Thank you thomas and Ray

thomas - I am delighted that you get all happy and primed for questions by reading this. Do me a favour - don't learn to ask deep, important questions in order to become a well-known sports journalist in any of the Norwegian television networks! (Sometimes, watching television hurts for a media teacher, although I have to add, since this is a public site and somebody might think I am not happy about certain somebodies in prominent visible positions in Norwegian broadcasting: I am wonderfully happy for your successes and wave hello every time you are on television and brag about having taught you when ever I have a chance and often you are the reason I watch at all.)

Ray Davis - yes, thank you, well put. I am glad I am not the only person who feels that defining fields before you really know them well enough to describe them exhaustively and understand their function, mechanics, history and development, is dangerous. This of course makes life complicated, as I have no short and ready answers (much to the grief of my students), but at the same time I find popular culture and user strategies and rewards so fascinating, I don't see an end to understanding.

Thomas said...

I promise I wont!

Torill said...

Jon Hoem (In Norwegian) comments on Bjørn Stærk's blog manifesto and adds this post to the list of posts he should have read before making that comment.

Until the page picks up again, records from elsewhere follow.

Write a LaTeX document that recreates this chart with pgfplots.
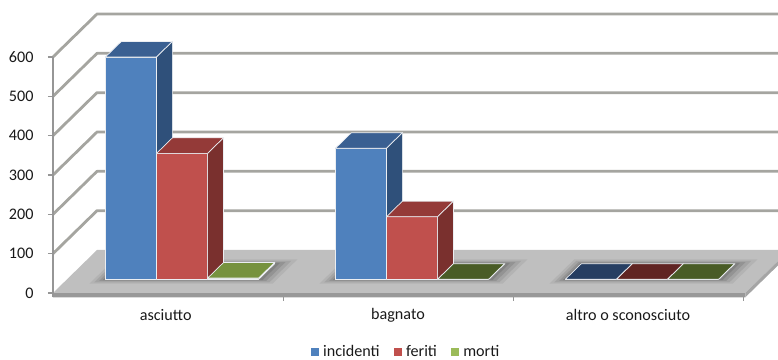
\documentclass[border=0pt]{standalone}
\usepackage{fontspec}
\setmainfont{Carlito}
\usepackage{pgfplots}
\pgfplotsset{compat=1.18}

% bar faces: front, top, side
\definecolor{incFront}{RGB}{79,129,189}
\definecolor{incTop}{RGB}{58,96,146}
\definecolor{incSide}{RGB}{47,80,122}
\definecolor{incFlat}{RGB}{38,62,98}
\definecolor{ferFront}{RGB}{192,80,77}
\definecolor{ferTop}{RGB}{148,58,56}
\definecolor{ferSide}{RGB}{122,48,46}
\definecolor{ferFlat}{RGB}{96,36,35}
\definecolor{morFront}{RGB}{155,187,89}
\definecolor{morTop}{RGB}{118,146,62}
\definecolor{morSide}{RGB}{96,120,50}
\definecolor{morFlat}{RGB}{73,92,38}
\definecolor{gridGray}{RGB}{165,165,160}
\definecolor{floorTop}{RGB}{191,191,191}
\definecolor{floorFront}{RGB}{152,152,152}
\definecolor{floorSide}{RGB}{165,165,165}
\definecolor{axisGray}{RGB}{150,150,150}
\definecolor{barEdge}{RGB}{235,238,242}
\definecolor{labelText}{RGB}{25,25,25}

% one 3-D column: #1 left x, #2 right x, #3 value, #4 front, #5 top, #6 side
\newcommand{\cuboid}[6]{%
  \addplot3[forget plot, mark=none, fill=#4, draw=barEdge, line width=0.7bp]
    coordinates {(#1,0.32,0) (#2,0.32,0) (#2,0.32,#3) (#1,0.32,#3) (#1,0.32,0)};
  \addplot3[forget plot, mark=none, fill=#5, draw=barEdge, line width=0.7bp]
    coordinates {(#1,0.32,#3) (#2,0.32,#3) (#2,0.68,#3) (#1,0.68,#3) (#1,0.32,#3)};
  \addplot3[forget plot, mark=none, fill=#6, draw=barEdge, line width=0.7bp]
    coordinates {(#2,0.32,0) (#2,0.68,0) (#2,0.68,#3) (#2,0.32,#3) (#2,0.32,0)};
}

% soft shadow under a group of columns spanning #1..#2
\newcommand{\groundshadow}[2]{%
  \addplot3[forget plot, mark=none, draw=none, fill=black, fill opacity=0.06]
    coordinates {(#1-0.05,0.22,0) (#2+0.08,0.22,0) (#2+0.08,0.78,0) (#1-0.05,0.78,0)};
  \addplot3[forget plot, mark=none, draw=none, fill=black, fill opacity=0.08]
    coordinates {(#1-0.035,0.25,0) (#2+0.06,0.25,0) (#2+0.06,0.75,0) (#1-0.035,0.75,0)};
  \addplot3[forget plot, mark=none, draw=none, fill=black, fill opacity=0.10]
    coordinates {(#1-0.02,0.28,0) (#2+0.04,0.28,0) (#2+0.04,0.72,0) (#1-0.02,0.72,0)};
  \addplot3[forget plot, mark=none, draw=none, fill=black, fill opacity=0.12]
    coordinates {(#1-0.008,0.30,0) (#2+0.02,0.30,0) (#2+0.02,0.70,0) (#1-0.008,0.70,0)};
}

\begin{document}
\begin{tikzpicture}
\useasboundingbox (0,0) rectangle (778bp,360bp);
\clip (0,0) rectangle (778bp,360bp);
\begin{axis}[
  anchor=origin, at={(53bp,67bp)},
  x={(230bp,0bp)}, y={(44bp,43bp)}, z={(0bp,0.39333bp)},
  xmin=0, xmax=3.01, ymin=0, ymax=1, zmin=-11, zmax=600,
  hide axis, clip=false, no markers,
  font=\fontsize{16.2}{19}\selectfont,
  legend columns=3,
  legend image code/.code={\fill[#1] (0bp,-3.5bp) rectangle (7bp,3.5bp);},
  legend style={at={(axis cs:1.535,0,-150)}, anchor=center,
    draw=none, fill=none, text=labelText,
    font=\fontsize{16.2}{19}\selectfont,
    /tikz/every even column/.append style={column sep=12bp},
    /tikz/every odd column/.append style={column sep=3bp}},
]
% walls: gridlines on the side and back wall
\pgfplotsinvokeforeach{100,200,300,400,500,600}{
  \addplot3[forget plot, mark=none, draw=gridGray, line width=2.8bp, line join=round]
    coordinates {(0,0,#1) (0,1,#1) (3.01,1,#1)};
}
% floor slab
\addplot3[forget plot, mark=none, draw=none, fill=floorTop]
  coordinates {(0,0,0) (3.01,0,0) (3.01,1,0) (0,1,0) (0,0,0)};
\addplot3[forget plot, mark=none, draw=none, fill=floorFront]
  coordinates {(0,0,-11) (3.01,0,-11) (3.01,0,0) (0,0,0) (0,0,-11)};
\addplot3[forget plot, mark=none, draw=none, fill=floorSide]
  coordinates {(3.01,0,-11) (3.01,1,-11) (3.01,1,0) (3.01,0,0) (3.01,0,-11)};
% value axis and tick marks
\addplot3[forget plot, mark=none, draw=axisGray, line width=1.3bp]
  coordinates {(0,0,-11) (0,0,600)};
\pgfplotsinvokeforeach{0,100,200,300,400,500,600}{
  \addplot3[forget plot, mark=none, draw=axisGray, line width=1.1bp]
    coordinates {(-0.022,0,#1) (0,0,#1)};
}
\pgfplotsinvokeforeach{1,2,3}{
  \addplot3[forget plot, mark=none, draw=axisGray, line width=0.9bp]
    coordinates {(#1,0,-11) (#1,0,-21)};
}
% shadows on the floor
\groundshadow{0.1667}{0.8333}
\groundshadow{1.1667}{1.8333}
\groundshadow{2.1667}{2.8333}
% asciutto
\cuboid{0.1667}{0.3889}{565}{incFront}{incTop}{incSide}
\cuboid{0.3889}{0.6111}{320}{ferFront}{ferTop}{ferSide}
\cuboid{0.6111}{0.8333}{3}{morFront}{morTop}{morSide}
% bagnato
\cuboid{1.1667}{1.3889}{333}{incFront}{incTop}{incSide}
\cuboid{1.3889}{1.6111}{159}{ferFront}{ferTop}{ferSide}
\cuboid{1.6111}{1.8333}{0}{morFront}{morFlat}{morSide}
% altro o sconosciuto
\cuboid{2.1667}{2.3889}{0}{incFront}{incFlat}{incSide}
\cuboid{2.3889}{2.6111}{0}{ferFront}{ferFlat}{ferSide}
\cuboid{2.6111}{2.8333}{0}{morFront}{morFlat}{morSide}
% tick labels
\pgfplotsinvokeforeach{0,100,200,300,400,500,600}{
  \node[anchor=east, text=labelText, xshift=-16bp] at (axis cs:0,0,#1) {#1};
}
\node[text=labelText] at (axis cs:0.49,0,-56) {asciutto};
\node[text=labelText] at (axis cs:1.5,0,-56) {bagnato};
\node[text=labelText] at (axis cs:2.5,0,-56) {altro o sconosciuto};
% legend
\addlegendimage{incFront}
\addlegendentry{incidenti}
\addlegendimage{ferFront}
\addlegendentry{feriti}
\addlegendimage{morFront}
\addlegendentry{morti}
\end{axis}
\end{tikzpicture}
\end{document}
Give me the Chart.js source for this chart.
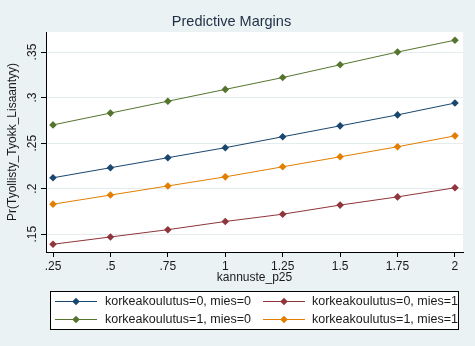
<!DOCTYPE html>
<html>
<head>
<meta charset="utf-8">
<script src="https://cdn.jsdelivr.net/npm/chart.js@4/dist/chart.umd.min.js"></script>
<style>
  html, body { margin: 0; padding: 0; background: #eaf2f3; }
  #wrap { width: 475px; height: 346px; }
</style>
</head>
<body>
<div id="wrap"><canvas id="c" width="475" height="346"></canvas></div>
<script>
// kannuste_p25 values at which margins were evaluated
const xValues = [0.25, 0.5, 0.75, 1, 1.25, 1.5, 1.75, 2];
const xTicks = [0.25, 0.5, 0.75, 1, 1.25, 1.5, 1.75, 2];
const yTicks = [0.15, 0.2, 0.25, 0.3, 0.35];

// Predicted Pr(Tyollisty_Tyokk_Lisaantyy) by group
const seriesLabels = [
  'korkeakoulutus=0, mies=0',
  'korkeakoulutus=0, mies=1',
  'korkeakoulutus=1, mies=0',
  'korkeakoulutus=1, mies=1'
];
const k0m0 = [0.212, 0.223, 0.234, 0.245, 0.257, 0.269, 0.281, 0.294];
const k0m1 = [0.139, 0.147, 0.155, 0.164, 0.172, 0.182, 0.191, 0.201];
const k1m0 = [0.270, 0.283, 0.296, 0.309, 0.322, 0.336, 0.350, 0.363];
const k1m1 = [0.183, 0.193, 0.203, 0.213, 0.224, 0.235, 0.246, 0.258];

const colors = ['#1a476f', '#90353b', '#55752f', '#e37e00'];
const seriesData = [k0m0, k0m1, k1m0, k1m1];

const FONT = '"Liberation Sans", Arial, sans-serif';

function fmt(v) {
  let s = String(Math.round(v * 100) / 100);
  return s.startsWith('0.') ? s.slice(1) : s;
}

// White plotting region on the light panel background
const plotBg = {
  id: 'plotBg',
  beforeDraw(chart) {
    const a = chart.chartArea, ctx = chart.ctx;
    ctx.save();
    ctx.fillStyle = '#eaf2f3';
    ctx.fillRect(0, 0, chart.width, chart.height);
    ctx.fillStyle = '#ffffff';
    ctx.fillRect(a.left, a.top, a.right - a.left, a.bottom - a.top);
    ctx.restore();
  }
};

// Boxed two-column legend below the axis title
const boxLegend = {
  id: 'boxLegend',
  afterDraw(chart) {
    const ctx = chart.ctx;
    const box = { l: 50.5, t: 291.5, r: 458.5, b: 329.5 };
    ctx.save();
    ctx.fillStyle = '#ffffff';
    ctx.fillRect(box.l, box.t, box.r - box.l, box.b - box.t);
    ctx.strokeStyle = '#000000';
    ctx.lineWidth = 1;
    ctx.strokeRect(box.l, box.t, box.r - box.l, box.b - box.t);
    const cols = [{ x0: 55, x1: 97, tx: 105 }, { x0: 263, x1: 305, tx: 312 }];
    const rows = [301.5, 319.5];
    ctx.font = '12.5px ' + FONT;
    ctx.textBaseline = 'middle';
    ctx.textAlign = 'left';
    chart.data.datasets.forEach((ds, i) => {
      const c = cols[i % 2], y = rows[Math.floor(i / 2)];
      ctx.strokeStyle = ds.borderColor;
      ctx.beginPath();
      ctx.moveTo(c.x0, y);
      ctx.lineTo(c.x1, y);
      ctx.stroke();
      const mx = (c.x0 + c.x1) / 2, r = 3.8;
      ctx.fillStyle = ds.borderColor;
      ctx.beginPath();
      ctx.moveTo(mx, y - r);
      ctx.lineTo(mx + r, y);
      ctx.lineTo(mx, y + r);
      ctx.lineTo(mx - r, y);
      ctx.closePath();
      ctx.fill();
      ctx.fillStyle = '#1a1a1a';
      ctx.fillText(ds.label, c.tx, y + 0.5);
    });
    ctx.restore();
  }
};

const datasets = seriesLabels.map((label, i) => ({
  label,
  data: xValues.map((x, j) => ({ x, y: seriesData[i][j] })),
  borderColor: colors[i],
  backgroundColor: colors[i],
  borderWidth: 1,
  pointStyle: 'rectRot',
  pointRadius: 3.8,
  pointHoverRadius: 3.8,
  pointBorderWidth: 0,
  tension: 0
}));

new Chart(document.getElementById('c'), {
  type: 'line',
  data: { datasets },
  plugins: [plotBg, boxLegend],
  options: {
    responsive: false,
    animation: false,
    events: [],
    layout: { padding: { left: 0, right: 12, top: 0, bottom: 54 } },
    plugins: {
      legend: { display: false },
      tooltip: { enabled: false },
      title: {
        display: true,
        text: 'Predictive Margins',
        color: '#1e2e44',
        font: { family: FONT, size: 14.5, weight: 'normal', lineHeight: 1.2 },
        padding: { top: 13, bottom: 1.6 }
      }
    },
    scales: {
      x: {
        type: 'linear',
        min: 0.2195,
        max: 2.035,
        afterBuildTicks(scale) { scale.ticks = xTicks.map(v => ({ value: v })); },
        afterFit(scale) { scale.height = 40; },
        ticks: {
          callback: v => fmt(v),
          color: '#1a1a1a',
          font: { family: FONT, size: 12 },
          padding: 2,
          maxRotation: 0,
          autoSkip: false
        },
        grid: { drawOnChartArea: false, tickLength: 5, tickColor: '#000000' },
        border: { color: '#000000', width: 1 },
        title: {
          display: true,
          text: 'kannuste_p25',
          color: '#1a1a1a',
          font: { family: FONT, size: 12, lineHeight: 1.2 },
          padding: { top: 0, bottom: 7.5 }
        }
      },
      y: {
        type: 'linear',
        min: 0.1305,
        max: 0.372,
        afterBuildTicks(scale) { scale.ticks = yTicks.map(v => ({ value: v })); },
        afterFit(scale) { scale.width = 46; },
        ticks: {
          callback: v => fmt(v),
          color: '#1a1a1a',
          font: { family: FONT, size: 12 },
          minRotation: 90,
          maxRotation: 90,
          crossAlign: 'center',
          padding: 0,
          autoSkip: false
        },
        grid: { color: '#e4ecee', lineWidth: 1, tickLength: 5, tickColor: '#000000' },
        border: { color: '#000000', width: 1 },
        title: {
          display: true,
          text: 'Pr(Tyollisty_Tyokk_Lisaantyy)',
          color: '#1a1a1a',
          font: { family: FONT, size: 12, lineHeight: 1.2 },
          padding: { top: 5, bottom: 0 }
        }
      }
    }
  }
});
</script>
</body>
</html>
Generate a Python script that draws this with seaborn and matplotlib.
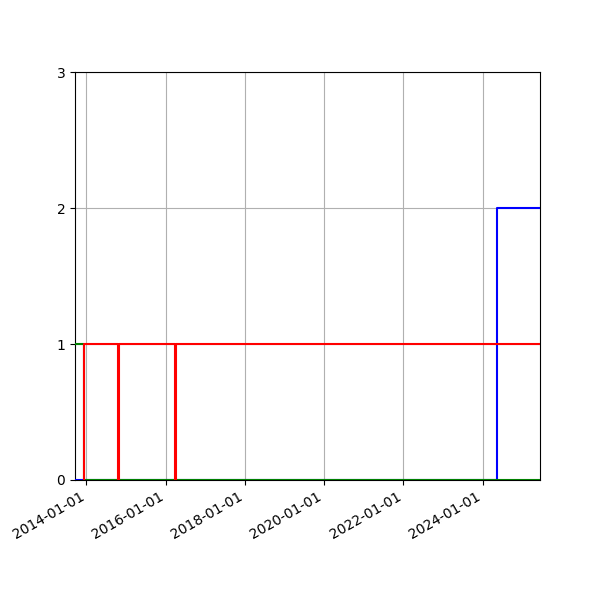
import matplotlib
matplotlib.use("Agg")
import matplotlib.pyplot as plt
import matplotlib.dates as mdates
import pandas as pd
import seaborn as sns

start = "2013-09-17"
end = "2025-06-14"

green_dates = [start, "2013-12-08", end]
green_values = [1, 0, 0]

red_dates = ["2013-12-07", "2013-12-09", "2014-10-20", "2014-10-31", "2016-03-25", "2016-04-05", end]
red_values = [0, 1, 0, 1, 0, 1, 1]

blue_dates = [start, "2024-05-17", end]
blue_values = [0, 2, 2]

frames = []
for name, d, v in [("blue", blue_dates, blue_values),
                   ("green", green_dates, green_values),
                   ("red", red_dates, red_values)]:
    frames.append(pd.DataFrame({"date": pd.to_datetime(d), "value": v, "series": name}))
df = pd.concat(frames, ignore_index=True)

fig, ax = plt.subplots(figsize=(6, 6), dpi=100)
sns.lineplot(data=df, x="date", y="value", hue="series",
             palette={"blue": "blue", "green": "green", "red": "red"},
             hue_order=["blue", "green", "red"],
             drawstyle="steps-post", estimator=None, legend=False,
             linewidth=1.5, ax=ax, zorder=3)
ax.set_xlim(pd.Timestamp(start), pd.Timestamp(end))
ax.set_ylim(0, 3)
ax.set_yticks([0, 1, 2, 3])
ax.xaxis.set_major_locator(mdates.YearLocator(2))
ax.xaxis.set_major_formatter(mdates.DateFormatter("%Y-%m-%d"))
ax.grid(True)
ax.set_xlabel("")
ax.set_ylabel("")
fig.autofmt_xdate()
fig.savefig("out.png", dpi=100)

Perhaps I should have read that Norwegian Blog manifesto too, because Bjørn Stærk does something nice with it. He states that it is his personal plan which others can join if they like, he points out that this is a political statement - not tied to parties, but to communication politics - and he makes his own political bias clear. The people he invites are the people who have an urge to make their political opinions public.

As manifestos go this is one of the nicer ones, as it does not claim to be a goal for all blogs of the world, just invites people to join in on one type of blogging. In that manner it has a lot in common with the vogma.